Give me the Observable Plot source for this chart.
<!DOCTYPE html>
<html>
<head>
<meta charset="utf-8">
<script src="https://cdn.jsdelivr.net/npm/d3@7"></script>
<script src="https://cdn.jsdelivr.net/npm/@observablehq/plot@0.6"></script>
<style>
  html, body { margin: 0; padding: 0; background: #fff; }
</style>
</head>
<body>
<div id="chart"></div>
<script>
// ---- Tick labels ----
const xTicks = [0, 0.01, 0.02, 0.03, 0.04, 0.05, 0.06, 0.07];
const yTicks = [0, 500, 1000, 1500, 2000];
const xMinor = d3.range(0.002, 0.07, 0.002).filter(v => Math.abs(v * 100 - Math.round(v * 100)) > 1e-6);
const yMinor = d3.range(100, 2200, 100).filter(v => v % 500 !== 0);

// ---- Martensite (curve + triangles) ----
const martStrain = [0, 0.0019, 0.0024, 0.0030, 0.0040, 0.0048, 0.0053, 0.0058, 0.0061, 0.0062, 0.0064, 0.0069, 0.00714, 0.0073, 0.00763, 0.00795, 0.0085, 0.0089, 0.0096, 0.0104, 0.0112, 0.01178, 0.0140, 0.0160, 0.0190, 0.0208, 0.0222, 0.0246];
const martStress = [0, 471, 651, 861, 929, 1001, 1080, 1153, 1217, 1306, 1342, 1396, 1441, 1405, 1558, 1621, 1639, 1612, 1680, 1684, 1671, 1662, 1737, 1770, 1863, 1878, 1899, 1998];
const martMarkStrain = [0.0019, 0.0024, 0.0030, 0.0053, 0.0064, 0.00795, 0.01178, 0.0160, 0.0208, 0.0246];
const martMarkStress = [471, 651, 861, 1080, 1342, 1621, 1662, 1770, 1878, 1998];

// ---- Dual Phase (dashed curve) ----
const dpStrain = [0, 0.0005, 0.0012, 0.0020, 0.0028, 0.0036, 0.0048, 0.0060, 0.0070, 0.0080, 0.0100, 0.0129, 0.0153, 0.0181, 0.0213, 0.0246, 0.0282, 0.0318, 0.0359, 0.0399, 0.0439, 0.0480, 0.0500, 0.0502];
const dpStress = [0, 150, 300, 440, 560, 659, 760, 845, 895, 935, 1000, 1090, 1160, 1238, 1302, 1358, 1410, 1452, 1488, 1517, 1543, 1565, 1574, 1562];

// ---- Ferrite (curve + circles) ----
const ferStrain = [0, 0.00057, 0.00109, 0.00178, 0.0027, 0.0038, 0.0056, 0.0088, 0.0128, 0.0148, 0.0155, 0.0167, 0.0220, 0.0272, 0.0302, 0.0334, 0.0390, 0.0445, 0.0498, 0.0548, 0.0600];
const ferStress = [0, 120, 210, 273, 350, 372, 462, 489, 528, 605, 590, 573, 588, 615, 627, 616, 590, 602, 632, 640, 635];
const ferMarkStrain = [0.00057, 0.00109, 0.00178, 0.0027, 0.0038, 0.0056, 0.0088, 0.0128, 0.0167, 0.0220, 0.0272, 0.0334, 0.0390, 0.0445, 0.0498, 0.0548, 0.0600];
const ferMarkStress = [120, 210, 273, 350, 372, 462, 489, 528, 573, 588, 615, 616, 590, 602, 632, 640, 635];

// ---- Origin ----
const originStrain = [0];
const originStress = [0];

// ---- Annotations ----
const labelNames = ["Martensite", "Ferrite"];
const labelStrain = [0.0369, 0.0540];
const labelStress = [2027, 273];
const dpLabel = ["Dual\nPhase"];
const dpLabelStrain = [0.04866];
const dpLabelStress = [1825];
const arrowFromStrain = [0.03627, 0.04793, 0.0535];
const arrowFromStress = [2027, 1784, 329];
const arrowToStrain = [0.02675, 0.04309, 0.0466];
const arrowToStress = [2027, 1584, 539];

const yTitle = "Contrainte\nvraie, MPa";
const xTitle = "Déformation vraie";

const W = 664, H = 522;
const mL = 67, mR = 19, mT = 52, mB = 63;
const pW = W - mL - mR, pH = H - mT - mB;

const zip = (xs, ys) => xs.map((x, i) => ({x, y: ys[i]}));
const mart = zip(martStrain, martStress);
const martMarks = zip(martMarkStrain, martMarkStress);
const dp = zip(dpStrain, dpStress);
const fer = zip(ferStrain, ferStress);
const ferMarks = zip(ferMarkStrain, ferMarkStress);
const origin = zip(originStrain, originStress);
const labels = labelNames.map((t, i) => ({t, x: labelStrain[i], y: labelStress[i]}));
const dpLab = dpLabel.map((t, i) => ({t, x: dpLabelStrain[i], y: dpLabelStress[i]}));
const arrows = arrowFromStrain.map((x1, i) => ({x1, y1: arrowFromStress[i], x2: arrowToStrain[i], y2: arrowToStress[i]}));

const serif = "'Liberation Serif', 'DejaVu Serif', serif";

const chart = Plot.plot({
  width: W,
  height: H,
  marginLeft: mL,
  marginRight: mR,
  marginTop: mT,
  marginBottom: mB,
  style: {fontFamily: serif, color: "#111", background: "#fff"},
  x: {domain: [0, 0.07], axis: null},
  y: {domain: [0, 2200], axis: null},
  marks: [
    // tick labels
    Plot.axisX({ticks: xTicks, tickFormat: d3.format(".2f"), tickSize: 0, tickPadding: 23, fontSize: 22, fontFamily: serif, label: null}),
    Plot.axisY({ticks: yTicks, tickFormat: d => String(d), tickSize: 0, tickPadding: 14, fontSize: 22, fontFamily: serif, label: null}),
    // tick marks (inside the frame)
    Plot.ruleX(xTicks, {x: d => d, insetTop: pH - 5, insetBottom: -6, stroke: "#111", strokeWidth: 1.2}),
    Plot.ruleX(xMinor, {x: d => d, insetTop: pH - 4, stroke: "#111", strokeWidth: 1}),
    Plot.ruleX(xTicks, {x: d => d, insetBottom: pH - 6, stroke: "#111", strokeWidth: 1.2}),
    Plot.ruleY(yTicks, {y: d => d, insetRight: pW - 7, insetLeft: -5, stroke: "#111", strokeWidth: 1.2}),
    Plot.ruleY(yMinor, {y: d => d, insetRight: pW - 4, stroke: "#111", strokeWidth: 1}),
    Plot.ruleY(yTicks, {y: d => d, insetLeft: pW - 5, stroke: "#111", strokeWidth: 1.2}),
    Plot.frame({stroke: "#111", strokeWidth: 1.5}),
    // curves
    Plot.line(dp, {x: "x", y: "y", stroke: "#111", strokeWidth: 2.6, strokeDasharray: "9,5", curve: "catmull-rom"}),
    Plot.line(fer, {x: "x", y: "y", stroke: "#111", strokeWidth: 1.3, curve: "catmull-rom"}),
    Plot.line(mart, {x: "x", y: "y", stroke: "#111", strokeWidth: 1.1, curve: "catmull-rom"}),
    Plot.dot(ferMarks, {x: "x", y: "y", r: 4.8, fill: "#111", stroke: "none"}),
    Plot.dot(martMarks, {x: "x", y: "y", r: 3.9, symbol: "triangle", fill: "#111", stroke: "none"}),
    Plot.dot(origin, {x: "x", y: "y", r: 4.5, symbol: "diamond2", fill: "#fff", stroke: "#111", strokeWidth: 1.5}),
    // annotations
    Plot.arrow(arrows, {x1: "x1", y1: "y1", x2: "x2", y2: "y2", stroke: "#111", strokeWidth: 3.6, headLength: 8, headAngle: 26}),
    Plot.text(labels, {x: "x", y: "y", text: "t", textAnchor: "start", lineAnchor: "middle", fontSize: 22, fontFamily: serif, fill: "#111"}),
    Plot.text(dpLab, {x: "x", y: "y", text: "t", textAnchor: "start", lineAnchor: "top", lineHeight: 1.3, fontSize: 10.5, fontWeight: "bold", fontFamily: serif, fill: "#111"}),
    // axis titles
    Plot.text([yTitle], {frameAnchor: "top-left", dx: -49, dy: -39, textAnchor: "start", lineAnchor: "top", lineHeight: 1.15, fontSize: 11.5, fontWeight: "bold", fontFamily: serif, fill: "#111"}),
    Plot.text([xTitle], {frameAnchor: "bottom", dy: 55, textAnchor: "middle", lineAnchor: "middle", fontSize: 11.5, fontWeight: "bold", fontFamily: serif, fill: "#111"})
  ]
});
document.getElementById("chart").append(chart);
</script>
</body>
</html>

* _Stated goal_: Return nothing but the lines from the start of the listing above through the line containing "const yMinor = d3.range(100, 2200, 100).filter(v", exactly as given.

* _Result of the exercise_:
Give me the Observable Plot source for this chart.
<!DOCTYPE html>
<html>
<head>
<meta charset="utf-8">
<script src="https://cdn.jsdelivr.net/npm/d3@7"></script>
<script src="https://cdn.jsdelivr.net/npm/@observablehq/plot@0.6"></script>
<style>
  html, body { margin: 0; padding: 0; background: #fff; }
</style>
</head>
<body>
<div id="chart"></div>
<script>
// ---- Tick labels ----
const xTicks = [0, 0.01, 0.02, 0.03, 0.04, 0.05, 0.06, 0.07];
const yTicks = [0, 500, 1000, 1500, 2000];
const xMinor = d3.range(0.002, 0.07, 0.002).filter(v => Math.abs(v * 100 - Math.round(v * 100)) > 1e-6);
const yMinor = d3.range(100, 2200, 100).filter(v => v % 500 !== 0);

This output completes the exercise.